When Trevante Byrd was growing up, his mother's house on the South Side of Minneapolis was a favorite hangout for neighborhood kids.
During the week, they would come over after school to practice flips on the trampoline in the backyard. And whenever the weather forced them inside, they would swarm through the house, laughing and chasing each other around with Nerf guns.
Even after he grew up and moved out, Byrd always made sure that the area youngsters had someplace to go to, say friends and family.
All that changed last week, when Byrd, 23, was fatally shot outside his childhood home in the 2200 block of S. 13th Street. It was the latest in a recent spate of gunfire incidents in the Ventura Village neighborhood and surrounding areas.

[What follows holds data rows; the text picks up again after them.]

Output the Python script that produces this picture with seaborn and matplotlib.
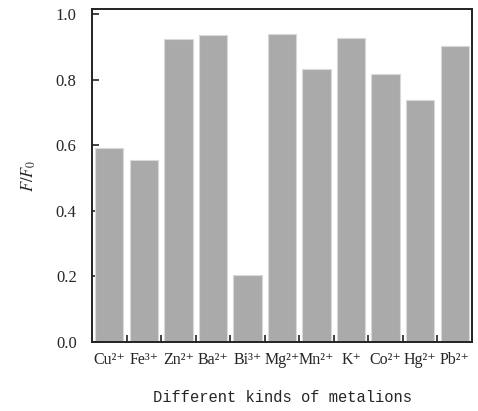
import matplotlib
matplotlib.use('Agg')
import matplotlib.pyplot as plt
import seaborn as sns
import numpy as np
import pandas as pd
from matplotlib.ticker import FixedLocator, FormatStrFormatter

# metal ions and relative fluorescence F/F0
ions = ['Cu²⁺', 'Fe³⁺', 'Zn²⁺', 'Ba²⁺', 'Bi³⁺', 'Mg²⁺',
        'Mn²⁺', 'K⁺', 'Co²⁺', 'Hg²⁺', 'Pb²⁺']
ratio = [0.591, 0.555, 0.924, 0.935, 0.205, 0.940, 0.832, 0.928, 0.817, 0.737, 0.902]
y_ticks = [0.0, 0.2, 0.4, 0.6, 0.8, 1.0]

sns.set_style('white')
plt.rcParams['font.family'] = ['Liberation Serif', 'DejaVu Serif']
plt.rcParams['mathtext.fontset'] = 'stix'

df = pd.DataFrame({'ion': ions, 'ratio': ratio})

fig = plt.figure(figsize=(4.78, 4.11), dpi=100)
ax = fig.add_axes([0.1925, 0.168, 0.795, 0.810])

sns.barplot(data=df, x='ion', y='ratio', color='#aaaaaa', saturation=1,
            width=0.82, edgecolor='#d9d9d9', linewidth=0.8, ax=ax)

ax.set_xlim(-0.5, len(ions) - 0.5)
ax.set_ylim(0, 1.015)
ax.set_yticks(y_ticks)
ax.yaxis.set_major_formatter(FormatStrFormatter('%.1f'))

# ticks between categories, pointing inward
ax.xaxis.set_minor_locator(FixedLocator(np.arange(0.5, len(ions) - 1, 1.0)))
ax.tick_params(axis='x', which='major', bottom=True, length=0, pad=7, labelsize=11.5)
ax.tick_params(axis='x', which='minor', bottom=True, direction='in', length=5,
               width=1.2, color='#222222')
ax.tick_params(axis='y', direction='in', length=5, width=1.2, color='#222222',
               labelsize=12, pad=11, left=True)

for s in ax.spines.values():
    s.set_linewidth(1.4)
    s.set_color('#222222')
    s.set_visible(True)

ax.set_xlabel('Different kinds of metalions', family='Liberation Mono', fontsize=11.2,
              labelpad=16)
ax.set_ylabel('$F/F_0$', fontsize=12, labelpad=13)

fig.savefig('out.png', dpi=100, facecolor='white')
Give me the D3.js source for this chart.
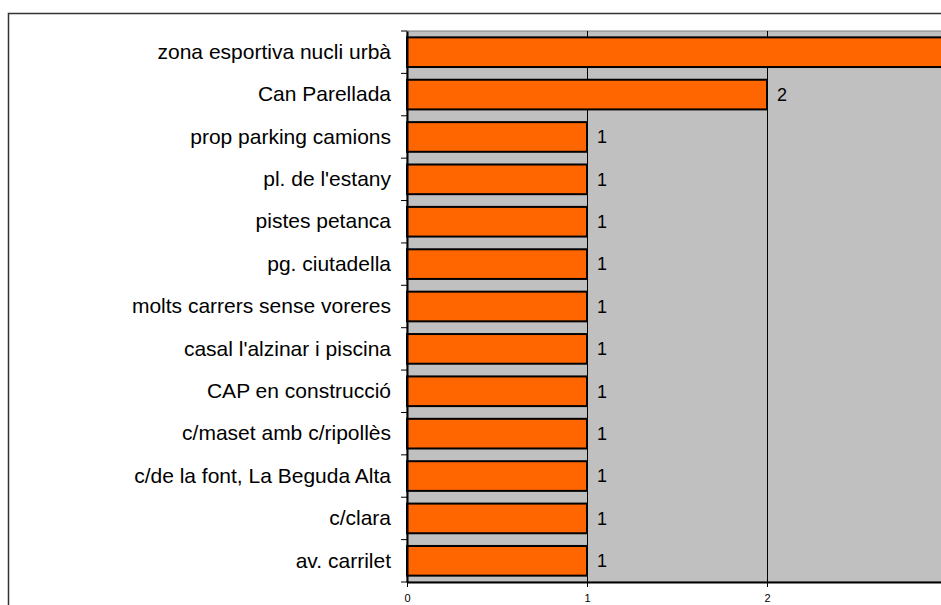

Byrd had recently moved back in with his mother, and set up a makeshift recording studio in her basement.
He opened it up to other area aspiring rappers. Some credited Byrd with helping them find their voices and styles, said his sister, Phoenix.
"He would help them how to learn music, he helped them compose it, he would help them mix and master and stuff so they wouldn't have to pay for it," Phoenix Byrd said. "He showed his true self — what he wanted, what he wanted for other people, he just wanted it to be known."
On the night of April 9, police say Byrd was sitting in a car parked outside of the two-story, wood-frame townhouse where he grew up when a gunman walked up and opened fire, hitting Byrd several times. Someone drove him downtown to HCMC, where he later died of his injuries, authorities said.